→ Exercise details: Transcribe the material in full. Nothing should differ except that the pictures are left out.

(Dataset excerpt)
- - - -

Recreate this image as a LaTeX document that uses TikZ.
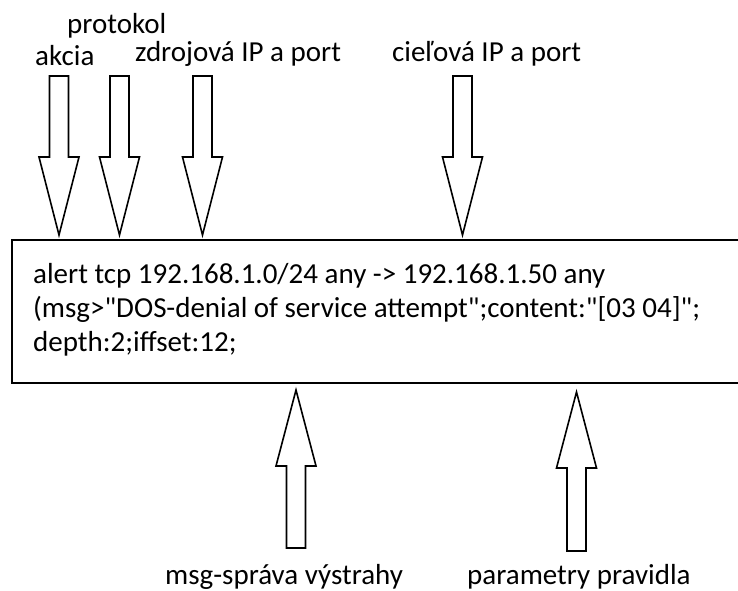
\documentclass[tikz,border=0pt]{standalone}
\usepackage{fontspec}
\setmainfont{Carlito}[Ligatures=TeXOff]
\begin{document}
\begin{tikzpicture}[x=1pt,y=-1pt,
	lbl/.style={anchor=base west,inner sep=0pt,font=\fontsize{29}{34}\selectfont},
	blockarrow/.style={draw=black,line width=1.6pt,fill=white,line join=miter}]
	\useasboundingbox (0,0) rectangle (738,590);
	\clip (0,0) rectangle (738,590);
	% box with the rule
	\draw [black,line width=2.6pt] (12,240) rectangle (760,383);
	\node [lbl] (line1) at (33,283) {alert tcp 192.168.1.0/24 any -> 192.168.1.50 any};
	\node [lbl] (line2) at (33,317) {(msg>"DOS-denial of service attempt";content:"[03 04]";};
	\node [lbl] (line3) at (33,351) {depth:2;iffset:12;};
	% labels on top
	\node [lbl] (akcia) at (35,65) {akcia};
	\node [lbl] (protokol) at (67,33) {protokol};
	\node [lbl] (zdroj) at (135,61) {zdrojová IP a port};
	\node [lbl] (ciel) at (392,61) {cieľová IP a port};
	% labels below
	\node [lbl] (msg) at (165,584) {msg-správa výstrahy};
	\node [lbl] (param) at (467,584) {parametry pravidla};
	% arrows down to the rule
	\foreach \x in {59,119.5,202.5,462.5}
		\draw [blockarrow] ({\x-9.5},76) -- ({\x+9.5},76) -- ({\x+9.5},157) -- ({\x+20},157)
			-- (\x,235) -- ({\x-20},157) -- ({\x-9.5},157) -- cycle;
	% arrows up to the rule
	\foreach \x/\t/\h/\b in {296/390/466/548,576.5/392/468/551}
		\draw [blockarrow] ({\x-9.5},\b) -- ({\x+9.5},\b) -- ({\x+9.5},\h) -- ({\x+20},\h)
			-- (\x,\t) -- ({\x-20},\h) -- ({\x-9.5},\h) -- cycle;
\end{tikzpicture}
\end{document}
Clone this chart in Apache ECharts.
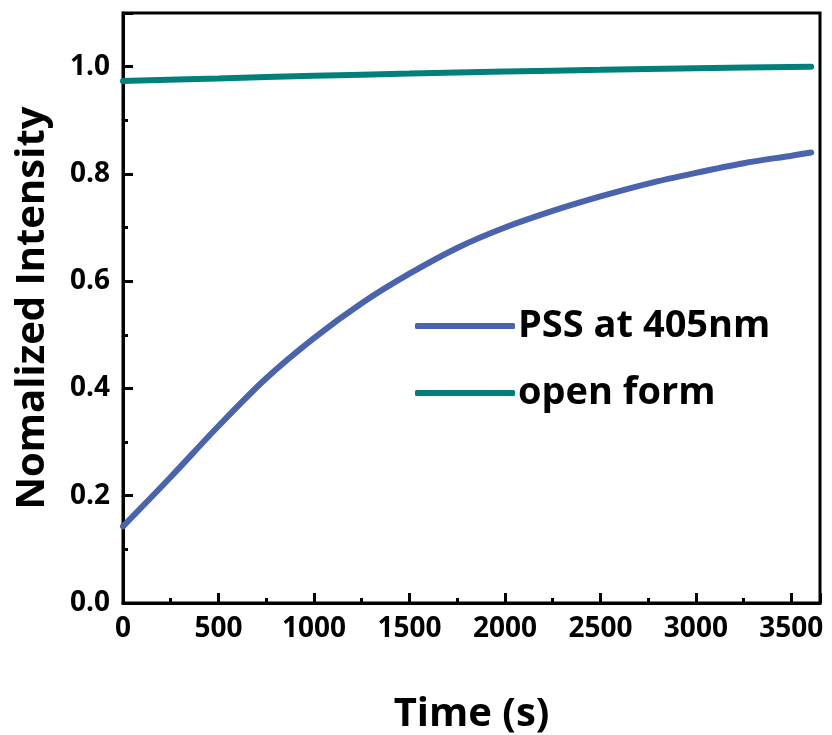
<!DOCTYPE html>
<html>
<head>
<meta charset="utf-8">
<script src="https://cdn.jsdelivr.net/npm/echarts@6/dist/echarts.min.js"></script>
<style>html,body{margin:0;padding:0;background:#fff;}#c{width:832px;height:735px;}</style>
</head>
<body>
<div id="c"></div>
<script>
const pssTime = [0, 250, 500, 750, 1000, 1250, 1500, 1750, 2000, 2250, 2500, 2750, 3000, 3250, 3500, 3604];
const pssValues = [0.143, 0.235, 0.330, 0.419, 0.494, 0.559, 0.614, 0.662, 0.700, 0.731, 0.758, 0.782, 0.802, 0.820, 0.834, 0.840];
const openTime = [0, 500, 1000, 1500, 2000, 2500, 3000, 3604];
const openValues = [0.973, 0.978, 0.983, 0.987, 0.991, 0.994, 0.997, 1.0];
const seriesNames = ['PSS at 405nm', 'open form'];
const xTitle = 'Time (s)';
const yTitle = 'Nomalized Intensity';

const FONT = 'Open Sans';
const chart = echarts.init(document.getElementById('c'));
const zip = (a, b) => a.map((t, i) => [t, b[i]]);

chart.setOption({
  animation: false,
  backgroundColor: '#fff',
  grid: { left: 123, top: 13, right: 12, bottom: 132, outerBoundsMode: 'none', containLabel: false,
    show: true, borderColor: '#000', borderWidth: 3, backgroundColor: 'transparent' },
  legend: {
    orient: 'vertical', left: 410, top: 302, itemGap: 29,
    itemWidth: 100, itemHeight: 6,
    icon: 'roundRect',
    textStyle: { fontFamily: FONT, fontWeight: 'bold', fontSize: 38, color: '#000', padding: [0,0,0,-2] },
    data: seriesNames
  },
  xAxis: {
    type: 'value', min: 0, max: 3650, interval: 500,
    name: xTitle, nameLocation: 'middle', nameGap: 92,
    nameTextStyle: { fontFamily: FONT, fontWeight: 'bold', fontSize: 40, color: '#000' },
    axisLine: { lineStyle: { color: '#000', width: 3 } },
    axisTick: { inside: true, length: 10, lineStyle: { color: '#000', width: 3 } },
    minorTick: { show: true, splitNumber: 2, length: 5, lineStyle: { color: '#000', width: 3 } },
    splitLine: { show: false },
    axisLabel: { fontFamily: FONT, fontWeight: 'bold', fontSize: 28, color: '#000', margin: 12,
      formatter: v => (v % 500 === 0 ? String(v) : '') }
  },
  yAxis: {
    type: 'value', min: 0, max: 1.1, interval: 0.2,
    name: yTitle, nameLocation: 'middle', nameGap: 70,
    nameTextStyle: { fontFamily: FONT, fontWeight: 'bold', fontSize: 40, color: '#000' },
    axisLine: { lineStyle: { color: '#000', width: 3 } },
    axisTick: { inside: true, length: 10, lineStyle: { color: '#000', width: 3 } },
    minorTick: { show: true, splitNumber: 2, length: 5, lineStyle: { color: '#000', width: 3 } },
    splitLine: { show: false },
    axisLabel: { fontFamily: FONT, fontWeight: 'bold', fontSize: 28, color: '#000', margin: 13,
      formatter: v => (Math.abs(v * 10 - Math.round(v * 10)) < 1e-6 && Math.round(v * 10) % 2 === 0 ? v.toFixed(1) : '') }
  },
  series: [
    { name: seriesNames[0], type: 'line', smooth: 0.3, showSymbol: false, color: '#4a63ad',
      lineStyle: { width: 6, cap: 'round' }, data: zip(pssTime, pssValues) },
    { name: seriesNames[1], type: 'line', smooth: 0.3, showSymbol: false, color: '#00807a',
      lineStyle: { width: 6, cap: 'round' }, data: zip(openTime, openValues) }
  ]
});
</script>
</body>
</html>
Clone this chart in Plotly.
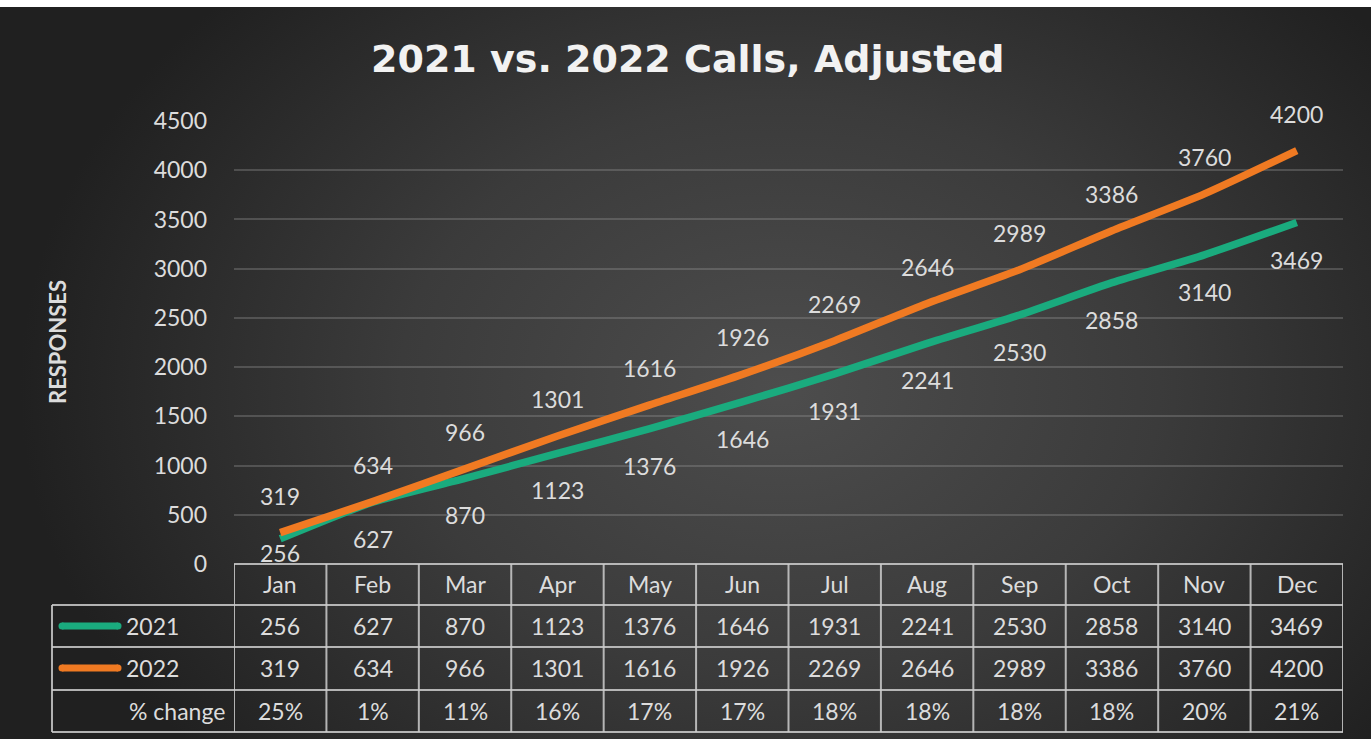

- - - -

→ Result of this task:
Recreate this image as a LaTeX document that uses TikZ.
\documentclass[tikz,border=0pt]{standalone}
\usepackage{fontspec}
\setmainfont{Carlito}[Ligatures=TeXOff]
\begin{document}
\begin{tikzpicture}[x=1pt,y=-1pt,
	lbl/.style={anchor=base west,inner sep=0pt,font=\fontsize{29}{34}\selectfont},
	blockarrow/.style={draw=black,line width=1.6pt,fill=white,line join=miter}]
	\useasboundingbox (0,0) rectangle (738,590);
	\clip (0,0) rectangle (738,590);
	% box with the rule
	\draw [black,line width=2.6pt] (12,240) rectangle (760,383);
	\node [lbl] (line1) at (33,283) {alert tcp 192.168.1.0/24 any -> 192.168.1.50 any};
	\node [lbl] (line2) at (33,317) {(msg>"DOS-denial of service attempt";content:"[03 04]";};
	\node [lbl] (line3) at (33,351) {depth:2;iffset:12;};
	% labels on top
	\node [lbl] (akcia) at (35,65) {akcia};
	\node [lbl] (protokol) at (67,33) {protokol};
	\node [lbl] (zdroj) at (135,61) {zdrojová IP a port};
	\node [lbl] (ciel) at (392,61) {cieľová IP a port};
	% labels below
	\node [lbl] (msg) at (165,584) {msg-správa výstrahy};
	\node [lbl] (param) at (467,584) {parametry pravidla};
	% arrows down to the rule
	\foreach \x in {59,119.5,202.5,462.5}
		\draw [blockarrow] ({\x-9.5},76) -- ({\x+9.5},76) -- ({\x+9.5},157) -- ({\x+20},157)
			-- (\x,235) -- ({\x-20},157) -- ({\x-9.5},157) -- cycle;
	% arrows up to the rule
	\foreach \x/\t/\h/\b in {296/390/466/548,576.5/392/468/551}
		\draw [blockarrow] ({\x-9.5},\b) -- ({\x+9.5},\b) -- ({\x+9.5},\h) -- ({\x+20},\h)
			-- (\x,\t) -- ({\x-20},\h) -- ({\x-9.5},\h) -- cycle;
\end{tikzpicture}
\end{document}
Clone this chart in Apache ECharts.
<!DOCTYPE html>
<html>
<head>
<meta charset="utf-8">
<script src="https://cdn.jsdelivr.net/npm/echarts@6/dist/echarts.min.js"></script>
<style>html,body{margin:0;padding:0;background:#fff;}#c{width:832px;height:735px;}</style>
</head>
<body>
<div id="c"></div>
<script>
const pssTime = [0, 250, 500, 750, 1000, 1250, 1500, 1750, 2000, 2250, 2500, 2750, 3000, 3250, 3500, 3604];
const pssValues = [0.143, 0.235, 0.330, 0.419, 0.494, 0.559, 0.614, 0.662, 0.700, 0.731, 0.758, 0.782, 0.802, 0.820, 0.834, 0.840];
const openTime = [0, 500, 1000, 1500, 2000, 2500, 3000, 3604];
const openValues = [0.973, 0.978, 0.983, 0.987, 0.991, 0.994, 0.997, 1.0];
const seriesNames = ['PSS at 405nm', 'open form'];
const xTitle = 'Time (s)';
const yTitle = 'Nomalized Intensity';

const FONT = 'Open Sans';
const chart = echarts.init(document.getElementById('c'));
const zip = (a, b) => a.map((t, i) => [t, b[i]]);

chart.setOption({
  animation: false,
  backgroundColor: '#fff',
  grid: { left: 123, top: 13, right: 12, bottom: 132, outerBoundsMode: 'none', containLabel: false,
    show: true, borderColor: '#000', borderWidth: 3, backgroundColor: 'transparent' },
  legend: {
    orient: 'vertical', left: 410, top: 302, itemGap: 29,
    itemWidth: 100, itemHeight: 6,
    icon: 'roundRect',
    textStyle: { fontFamily: FONT, fontWeight: 'bold', fontSize: 38, color: '#000', padding: [0,0,0,-2] },
    data: seriesNames
  },
  xAxis: {
    type: 'value', min: 0, max: 3650, interval: 500,
    name: xTitle, nameLocation: 'middle', nameGap: 92,
    nameTextStyle: { fontFamily: FONT, fontWeight: 'bold', fontSize: 40, color: '#000' },
    axisLine: { lineStyle: { color: '#000', width: 3 } },
    axisTick: { inside: true, length: 10, lineStyle: { color: '#000', width: 3 } },
    minorTick: { show: true, splitNumber: 2, length: 5, lineStyle: { color: '#000', width: 3 } },
    splitLine: { show: false },
    axisLabel: { fontFamily: FONT, fontWeight: 'bold', fontSize: 28, color: '#000', margin: 12,
      formatter: v => (v % 500 === 0 ? String(v) : '') }
  },
  yAxis: {
    type: 'value', min: 0, max: 1.1, interval: 0.2,
    name: yTitle, nameLocation: 'middle', nameGap: 70,
    nameTextStyle: { fontFamily: FONT, fontWeight: 'bold', fontSize: 40, color: '#000' },
    axisLine: { lineStyle: { color: '#000', width: 3 } },
    axisTick: { inside: true, length: 10, lineStyle: { color: '#000', width: 3 } },
    minorTick: { show: true, splitNumber: 2, length: 5, lineStyle: { color: '#000', width: 3 } },
    splitLine: { show: false },
    axisLabel: { fontFamily: FONT, fontWeight: 'bold', fontSize: 28, color: '#000', margin: 13,
      formatter: v => (Math.abs(v * 10 - Math.round(v * 10)) < 1e-6 && Math.round(v * 10) % 2 === 0 ? v.toFixed(1) : '') }
  },
  series: [
    { name: seriesNames[0], type: 'line', smooth: 0.3, showSymbol: false, color: '#4a63ad',
      lineStyle: { width: 6, cap: 'round' }, data: zip(pssTime, pssValues) },
    { name: seriesNames[1], type: 'line', smooth: 0.3, showSymbol: false, color: '#00807a',
      lineStyle: { width: 6, cap: 'round' }, data: zip(openTime, openValues) }
  ]
});
</script>
</body>
</html>
Clone this chart in Plotly.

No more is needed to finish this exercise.